⟨

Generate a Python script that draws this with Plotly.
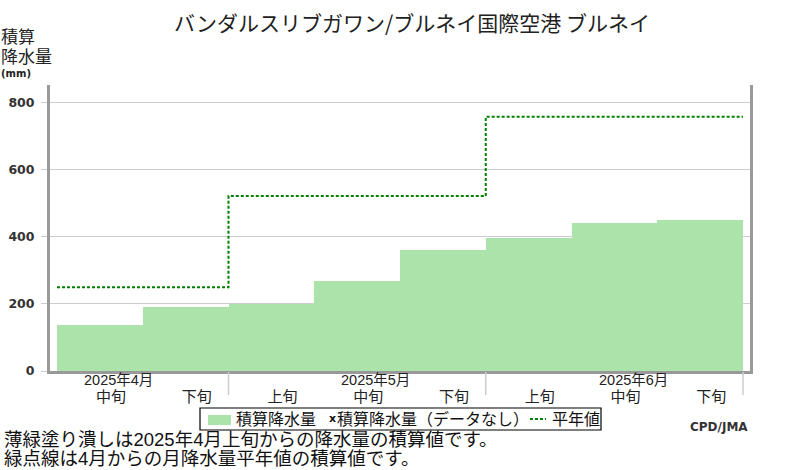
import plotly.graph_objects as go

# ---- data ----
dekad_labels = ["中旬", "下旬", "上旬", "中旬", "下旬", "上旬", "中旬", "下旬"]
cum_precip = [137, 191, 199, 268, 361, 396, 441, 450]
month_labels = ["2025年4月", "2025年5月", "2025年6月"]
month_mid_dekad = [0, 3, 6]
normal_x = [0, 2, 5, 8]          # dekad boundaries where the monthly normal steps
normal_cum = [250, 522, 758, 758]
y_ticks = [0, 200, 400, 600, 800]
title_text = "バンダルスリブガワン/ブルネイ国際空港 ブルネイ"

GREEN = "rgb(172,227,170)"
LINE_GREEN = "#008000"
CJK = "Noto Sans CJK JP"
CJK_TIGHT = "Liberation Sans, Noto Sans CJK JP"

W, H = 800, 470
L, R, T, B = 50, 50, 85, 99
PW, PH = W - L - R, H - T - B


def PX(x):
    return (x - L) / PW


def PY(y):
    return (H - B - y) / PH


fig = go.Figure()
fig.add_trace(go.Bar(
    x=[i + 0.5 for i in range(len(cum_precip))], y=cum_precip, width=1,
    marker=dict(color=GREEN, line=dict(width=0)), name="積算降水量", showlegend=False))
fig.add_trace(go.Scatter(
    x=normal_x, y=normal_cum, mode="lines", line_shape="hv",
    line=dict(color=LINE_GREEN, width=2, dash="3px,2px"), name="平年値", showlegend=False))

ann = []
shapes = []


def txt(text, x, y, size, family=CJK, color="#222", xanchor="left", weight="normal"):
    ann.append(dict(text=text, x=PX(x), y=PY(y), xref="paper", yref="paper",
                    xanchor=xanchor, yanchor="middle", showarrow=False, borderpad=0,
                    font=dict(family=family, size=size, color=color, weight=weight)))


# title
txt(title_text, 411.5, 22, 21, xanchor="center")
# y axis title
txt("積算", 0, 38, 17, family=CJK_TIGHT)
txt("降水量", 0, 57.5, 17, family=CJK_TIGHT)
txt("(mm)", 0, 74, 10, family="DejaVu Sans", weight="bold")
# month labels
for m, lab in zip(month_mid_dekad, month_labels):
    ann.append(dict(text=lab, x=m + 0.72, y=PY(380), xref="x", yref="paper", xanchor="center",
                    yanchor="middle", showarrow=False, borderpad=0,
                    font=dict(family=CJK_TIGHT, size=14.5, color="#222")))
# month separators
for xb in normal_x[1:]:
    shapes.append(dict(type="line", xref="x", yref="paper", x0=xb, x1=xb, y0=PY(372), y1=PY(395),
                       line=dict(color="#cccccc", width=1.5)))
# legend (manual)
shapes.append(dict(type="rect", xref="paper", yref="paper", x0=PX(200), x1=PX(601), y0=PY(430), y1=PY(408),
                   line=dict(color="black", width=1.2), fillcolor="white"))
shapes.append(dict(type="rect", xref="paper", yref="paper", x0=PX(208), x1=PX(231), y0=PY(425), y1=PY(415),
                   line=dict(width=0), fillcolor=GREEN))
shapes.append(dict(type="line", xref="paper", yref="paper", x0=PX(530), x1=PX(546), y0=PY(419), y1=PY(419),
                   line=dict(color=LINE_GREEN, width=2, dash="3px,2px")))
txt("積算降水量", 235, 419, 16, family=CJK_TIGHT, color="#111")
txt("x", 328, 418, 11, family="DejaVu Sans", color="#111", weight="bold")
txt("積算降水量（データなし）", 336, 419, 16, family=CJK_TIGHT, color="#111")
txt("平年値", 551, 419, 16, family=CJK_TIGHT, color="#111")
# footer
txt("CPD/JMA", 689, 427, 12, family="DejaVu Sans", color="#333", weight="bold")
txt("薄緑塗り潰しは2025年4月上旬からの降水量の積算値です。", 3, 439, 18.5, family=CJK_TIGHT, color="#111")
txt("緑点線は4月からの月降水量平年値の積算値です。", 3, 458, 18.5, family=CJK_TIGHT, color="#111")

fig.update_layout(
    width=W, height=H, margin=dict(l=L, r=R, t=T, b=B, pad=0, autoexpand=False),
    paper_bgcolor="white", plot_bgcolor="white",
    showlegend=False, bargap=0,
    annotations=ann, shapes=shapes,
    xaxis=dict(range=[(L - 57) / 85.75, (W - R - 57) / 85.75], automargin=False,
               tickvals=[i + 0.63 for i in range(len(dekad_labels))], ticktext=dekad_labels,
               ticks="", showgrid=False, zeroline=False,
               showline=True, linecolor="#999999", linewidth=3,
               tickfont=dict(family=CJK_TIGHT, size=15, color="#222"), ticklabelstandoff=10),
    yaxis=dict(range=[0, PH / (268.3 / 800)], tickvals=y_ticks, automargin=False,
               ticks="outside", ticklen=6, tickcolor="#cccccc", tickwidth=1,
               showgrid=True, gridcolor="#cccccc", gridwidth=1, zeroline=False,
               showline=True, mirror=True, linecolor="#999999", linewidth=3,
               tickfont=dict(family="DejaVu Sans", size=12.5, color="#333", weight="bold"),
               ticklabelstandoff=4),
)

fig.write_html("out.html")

⟩

◆ EXERCISE BRIEF ◆
All of the material above needs to be restated exactly, with no pictures.

◆ THE REPLY ◆
Generate a Python script that draws this with Plotly.
import plotly.graph_objects as go

# ---- data ----
dekad_labels = ["中旬", "下旬", "上旬", "中旬", "下旬", "上旬", "中旬", "下旬"]
cum_precip = [137, 191, 199, 268, 361, 396, 441, 450]
month_labels = ["2025年4月", "2025年5月", "2025年6月"]
month_mid_dekad = [0, 3, 6]
normal_x = [0, 2, 5, 8]          # dekad boundaries where the monthly normal steps
normal_cum = [250, 522, 758, 758]
y_ticks = [0, 200, 400, 600, 800]
title_text = "バンダルスリブガワン/ブルネイ国際空港 ブルネイ"

GREEN = "rgb(172,227,170)"
LINE_GREEN = "#008000"
CJK = "Noto Sans CJK JP"
CJK_TIGHT = "Liberation Sans, Noto Sans CJK JP"

W, H = 800, 470
L, R, T, B = 50, 50, 85, 99
PW, PH = W - L - R, H - T - B


def PX(x):
    return (x - L) / PW


def PY(y):
    return (H - B - y) / PH


fig = go.Figure()
fig.add_trace(go.Bar(
    x=[i + 0.5 for i in range(len(cum_precip))], y=cum_precip, width=1,
    marker=dict(color=GREEN, line=dict(width=0)), name="積算降水量", showlegend=False))
fig.add_trace(go.Scatter(
    x=normal_x, y=normal_cum, mode="lines", line_shape="hv",
    line=dict(color=LINE_GREEN, width=2, dash="3px,2px"), name="平年値", showlegend=False))

ann = []
shapes = []


def txt(text, x, y, size, family=CJK, color="#222", xanchor="left", weight="normal"):
    ann.append(dict(text=text, x=PX(x), y=PY(y), xref="paper", yref="paper",
                    xanchor=xanchor, yanchor="middle", showarrow=False, borderpad=0,
                    font=dict(family=family, size=size, color=color, weight=weight)))


# title
txt(title_text, 411.5, 22, 21, xanchor="center")
# y axis title
txt("積算", 0, 38, 17, family=CJK_TIGHT)
txt("降水量", 0, 57.5, 17, family=CJK_TIGHT)
txt("(mm)", 0, 74, 10, family="DejaVu Sans", weight="bold")
# month labels
for m, lab in zip(month_mid_dekad, month_labels):
    ann.append(dict(text=lab, x=m + 0.72, y=PY(380), xref="x", yref="paper", xanchor="center",
                    yanchor="middle", showarrow=False, borderpad=0,
                    font=dict(family=CJK_TIGHT, size=14.5, color="#222")))
# month separators
for xb in normal_x[1:]:
    shapes.append(dict(type="line", xref="x", yref="paper", x0=xb, x1=xb, y0=PY(372), y1=PY(395),
                       line=dict(color="#cccccc", width=1.5)))
# legend (manual)
shapes.append(dict(type="rect", xref="paper", yref="paper", x0=PX(200), x1=PX(601), y0=PY(430), y1=PY(408),
                   line=dict(color="black", width=1.2), fillcolor="white"))
shapes.append(dict(type="rect", xref="paper", yref="paper", x0=PX(208), x1=PX(231), y0=PY(425), y1=PY(415),
                   line=dict(width=0), fillcolor=GREEN))
shapes.append(dict(type="line", xref="paper", yref="paper", x0=PX(530), x1=PX(546), y0=PY(419), y1=PY(419),
                   line=dict(color=LINE_GREEN, width=2, dash="3px,2px")))
txt("積算降水量", 235, 419, 16, family=CJK_TIGHT, color="#111")
txt("x", 328, 418, 11, family="DejaVu Sans", color="#111", weight="bold")
txt("積算降水量（データなし）", 336, 419, 16, family=CJK_TIGHT, color="#111")
txt("平年値", 551, 419, 16, family=CJK_TIGHT, color="#111")
# footer
txt("CPD/JMA", 689, 427, 12, family="DejaVu Sans", color="#333", weight="bold")
txt("薄緑塗り潰しは2025年4月上旬からの降水量の積算値です。", 3, 439, 18.5, family=CJK_TIGHT, color="#111")
txt("緑点線は4月からの月降水量平年値の積算値です。", 3, 458, 18.5, family=CJK_TIGHT, color="#111")

fig.update_layout(
    width=W, height=H, margin=dict(l=L, r=R, t=T, b=B, pad=0, autoexpand=False),
    paper_bgcolor="white", plot_bgcolor="white",
    showlegend=False, bargap=0,
    annotations=ann, shapes=shapes,
    xaxis=dict(range=[(L - 57) / 85.75, (W - R - 57) / 85.75], automargin=False,
               tickvals=[i + 0.63 for i in range(len(dekad_labels))], ticktext=dekad_labels,
               ticks="", showgrid=False, zeroline=False,
               showline=True, linecolor="#999999", linewidth=3,
               tickfont=dict(family=CJK_TIGHT, size=15, color="#222"), ticklabelstandoff=10),
    yaxis=dict(range=[0, PH / (268.3 / 800)], tickvals=y_ticks, automargin=False,
               ticks="outside", ticklen=6, tickcolor="#cccccc", tickwidth=1,
               showgrid=True, gridcolor="#cccccc", gridwidth=1, zeroline=False,
               showline=True, mirror=True, linecolor="#999999", linewidth=3,
               tickfont=dict(family="DejaVu Sans", size=12.5, color="#333", weight="bold"),
               ticklabelstandoff=4),
)

fig.write_html("out.html")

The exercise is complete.